Horse Hill Developments has been drilling an exploration well at Horse Hill, near Horley, just a few miles from Gatwick Airport.
Frack Free Surrey held a protest meeting on Sunday over fears the company may use fracking on the site.
The company says it guarantees that the fracking technique will not be used.
Hydraulic fracturing, or fracking, is a technique designed to recover gas and oil from shale rock. Opponents say the fracking process can cause small earth tremors.
Horse Hill Developments is linked to Angus Energy, which already operates wells at Brockham in Surrey and Lidsey in West Sussex.

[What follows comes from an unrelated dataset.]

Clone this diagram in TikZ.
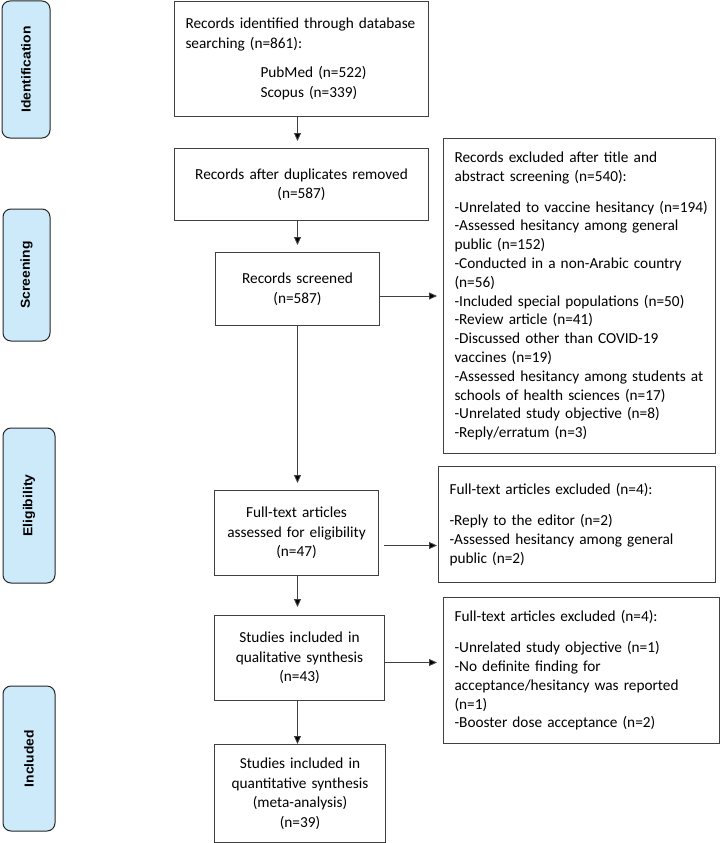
\documentclass[tikz,border=0pt]{standalone}
\usepackage{fontspec}
\setmainfont{Carlito}
\newfontfamily\stagefont{Liberation Sans}
\usepackage{graphicx}
\usetikzlibrary{arrows.meta}
\definecolor{stageblue}{RGB}{205,234,251}
\definecolor{boxgray}{RGB}{64,64,64}

\begin{document}
\begin{tikzpicture}[x=1pt,y=-1pt,
  box/.style={draw=boxgray, line width=1pt, inner xsep=11pt, inner ysep=0pt, anchor=north west, font=\fontsize{15.3}{19.5}\selectfont},
  mainbox/.style={box, align=center},
  exbox/.style={box, align=left, font=\fontsize{15.3}{18.8}\selectfont},
  stage/.style={draw=black!85, line width=1pt, fill=stageblue, rounded corners=8pt, rotate=90, font=\stagefont\bfseries\fontsize{13}{15}\selectfont},
  arr/.style={draw=boxgray, line width=.9pt, shorten >=7pt, -{Triangle[length=8pt,width=7pt,fill=black]}}]
\useasboundingbox (0,0) rectangle (720,843);

% stage labels on the left
\node[stage, minimum width=137pt, minimum height=48pt] (idlab) at (26,69.5) {\scalebox{1.07}[1]{Identification}};
\node[stage, minimum width=132pt, minimum height=47pt] (scrlab) at (26.5,275) {\scalebox{1.07}[1]{Screening}};
\node[stage, minimum width=155pt, minimum height=52pt] (eliglab) at (29,505.5) {\scalebox{1.07}[1]{Eligibility}};
\node[stage, minimum width=145pt, minimum height=52pt] (inclab) at (29,758.5) {\scalebox{1.07}[1]{Included}};

% main column
\node[box, align=left, text width=232pt, minimum height=115pt] (idbox) at (174,1) {Records identified through database\\searching (n=861):\\[10pt]\hspace*{75pt}PubMed (n=522)\\\hspace*{75pt}Scopus (n=339)};
\node[mainbox, text width=232pt, minimum height=72pt] (dupbox) at (174,148) {Records after duplicates removed\\(n=587)};
\node[mainbox, text width=142pt, minimum height=73pt] (scrbox) at (215,252) {Records screened\\(n=587)};
\node[mainbox, text width=142pt, minimum height=85pt] (fullbox) at (214,490) {Full-text articles\\assessed for eligibility\\(n=47)};
\node[mainbox, text width=148pt, minimum height=85pt] (qualbox) at (214,615) {Studies included in\\qualitative synthesis\\(n=43)};
\node[mainbox, text width=149pt, minimum height=98pt] (quantbox) at (214,744) {Studies included in\\quantitative synthesis\\(meta-analysis)\\(n=39)};

% exclusion boxes
\node[exbox, text width=250pt, minimum height=315pt] (exscr) at (443,138) {Records excluded after title and\\abstract screening (n=540):\\[12pt]\mbox{-Unrelated to vaccine hesitancy (n=194)}\\-Assessed hesitancy among general\\public (n=152)\\-Conducted in a non-Arabic country\\(n=56)\\-Included special populations (n=50)\\-Review article (n=41)\\-Discussed other than COVID-19\\vaccines (n=19)\\\mbox{-Assessed hesitancy among students at}\\schools of health sciences (n=17)\\-Unrelated study objective (n=8)\\-Reply/erratum (n=3)};
\node[exbox, text width=255pt, minimum height=116pt] (exfull) at (438,466) {Full-text articles excluded (n=4):\\[12pt]-Reply to the editor (n=2)\\-Assessed hesitancy among general\\public (n=2)};
\node[exbox, text width=254pt, minimum height=146pt] (exqual) at (443,597) {Full-text articles excluded (n=4):\\[12pt]-Unrelated study objective (n=1)\\-No definite finding for\\acceptance/hesitancy was reported\\(n=1)\\-Booster dose acceptance (n=2)};

% arrows
\draw[arr] (idbox.south -| scrbox.north) -- (dupbox.north -| scrbox.north);
\draw[arr] (dupbox.south -| scrbox.north) -- (scrbox.north);
\draw[arr, shorten >=6pt] (scrbox.east |- exscr.west) -- (exscr.west);
\draw[arr] (scrbox.south) -- (fullbox.north -| scrbox.south);
\draw[arr, shorten <=5pt, shorten >=1pt] ([yshift=-12.5pt]fullbox.east) -- ([yshift=-12.5pt]fullbox.east -| exfull.west);
\draw[arr, shorten >=8pt] (fullbox.south -| scrbox.south) -- (qualbox.north -| scrbox.south);
\draw[arr, shorten >=6pt] ([yshift=-4.5pt]qualbox.east) -- ([yshift=-4.5pt]qualbox.east -| exqual.west);
\draw[arr, shorten >=0pt] (qualbox.south -| scrbox.south) -- (quantbox.north -| scrbox.south);
\end{tikzpicture}
\end{document}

Resident Christopher Lowe said: "Fracking is a potentially dangerous process to people's health and the consequences are not fully understood.
"If it's a single well, like Brockham, then there is not a problem In the end they will leave a nodding donkey which you won't see and there will be a tanker or two, or half a dozen a week, which is not a problem."
He said residents feared more wells could be drilled "every mile or so" each with a nodding donkey extracting oil at each.
"We could get another [well] in two years time, and this is a prospect which does worry people."
Reserves 'worth £2bn'
David Lenigas chairman of Horse Hill Developments, said: "I'm a land owner and farm owner and I wouldn't want fracking on my land and I certainly wouldn't be doing fracking in Horley.
"I have stated publicly that there will be no fracking at the Horse Hill site."
Geologists have suggested that the oil and gas reserves at Horse Hill site could be worth about £2bn, with production beginning in about two years, Mr Lenigas said.
"I think the concept of a nodding donkey every mile is not the reality of this project."